## BRIEF
Give the records back in full, exactly as they read.

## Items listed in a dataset
BEGIN

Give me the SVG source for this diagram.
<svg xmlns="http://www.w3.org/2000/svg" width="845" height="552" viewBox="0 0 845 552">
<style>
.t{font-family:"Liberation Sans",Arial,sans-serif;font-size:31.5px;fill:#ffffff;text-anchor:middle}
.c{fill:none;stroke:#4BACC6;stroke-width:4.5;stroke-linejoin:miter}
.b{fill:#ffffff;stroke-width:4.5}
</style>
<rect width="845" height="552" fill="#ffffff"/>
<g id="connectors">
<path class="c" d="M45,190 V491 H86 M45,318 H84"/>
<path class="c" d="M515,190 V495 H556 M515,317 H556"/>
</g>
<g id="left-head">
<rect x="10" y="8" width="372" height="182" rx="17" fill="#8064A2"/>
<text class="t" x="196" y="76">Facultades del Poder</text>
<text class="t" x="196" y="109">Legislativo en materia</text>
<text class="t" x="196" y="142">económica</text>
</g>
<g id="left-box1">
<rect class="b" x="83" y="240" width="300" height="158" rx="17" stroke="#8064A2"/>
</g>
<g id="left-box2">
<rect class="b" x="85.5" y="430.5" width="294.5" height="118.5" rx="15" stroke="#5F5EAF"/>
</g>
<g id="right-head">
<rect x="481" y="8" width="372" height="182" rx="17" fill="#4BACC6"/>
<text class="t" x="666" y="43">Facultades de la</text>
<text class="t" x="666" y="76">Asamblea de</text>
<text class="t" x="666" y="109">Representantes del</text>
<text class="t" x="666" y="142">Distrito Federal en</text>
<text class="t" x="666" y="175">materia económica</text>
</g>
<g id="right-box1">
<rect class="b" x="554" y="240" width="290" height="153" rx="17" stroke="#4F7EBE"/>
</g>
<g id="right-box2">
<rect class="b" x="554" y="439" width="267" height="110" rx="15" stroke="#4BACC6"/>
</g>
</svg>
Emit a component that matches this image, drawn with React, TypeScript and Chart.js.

END

## SOLUTION FOR THIS PROBLEM
Give me the SVG source for this diagram.
<svg xmlns="http://www.w3.org/2000/svg" width="845" height="552" viewBox="0 0 845 552">
<style>
.t{font-family:"Liberation Sans",Arial,sans-serif;font-size:31.5px;fill:#ffffff;text-anchor:middle}
.c{fill:none;stroke:#4BACC6;stroke-width:4.5;stroke-linejoin:miter}
.b{fill:#ffffff;stroke-width:4.5}
</style>
<rect width="845" height="552" fill="#ffffff"/>
<g id="connectors">
<path class="c" d="M45,190 V491 H86 M45,318 H84"/>
<path class="c" d="M515,190 V495 H556 M515,317 H556"/>
</g>
<g id="left-head">
<rect x="10" y="8" width="372" height="182" rx="17" fill="#8064A2"/>
<text class="t" x="196" y="76">Facultades del Poder</text>
<text class="t" x="196" y="109">Legislativo en materia</text>
<text class="t" x="196" y="142">económica</text>
</g>
<g id="left-box1">
<rect class="b" x="83" y="240" width="300" height="158" rx="17" stroke="#8064A2"/>
</g>
<g id="left-box2">
<rect class="b" x="85.5" y="430.5" width="294.5" height="118.5" rx="15" stroke="#5F5EAF"/>
</g>
<g id="right-head">
<rect x="481" y="8" width="372" height="182" rx="17" fill="#4BACC6"/>
<text class="t" x="666" y="43">Facultades de la</text>
<text class="t" x="666" y="76">Asamblea de</text>
<text class="t" x="666" y="109">Representantes del</text>
<text class="t" x="666" y="142">Distrito Federal en</text>
<text class="t" x="666" y="175">materia económica</text>
</g>
<g id="right-box1">
<rect class="b" x="554" y="240" width="290" height="153" rx="17" stroke="#4F7EBE"/>
</g>
<g id="right-box2">
<rect class="b" x="554" y="439" width="267" height="110" rx="15" stroke="#4BACC6"/>
</g>
</svg>
Emit a component that matches this image, drawn with React, TypeScript and Chart.js.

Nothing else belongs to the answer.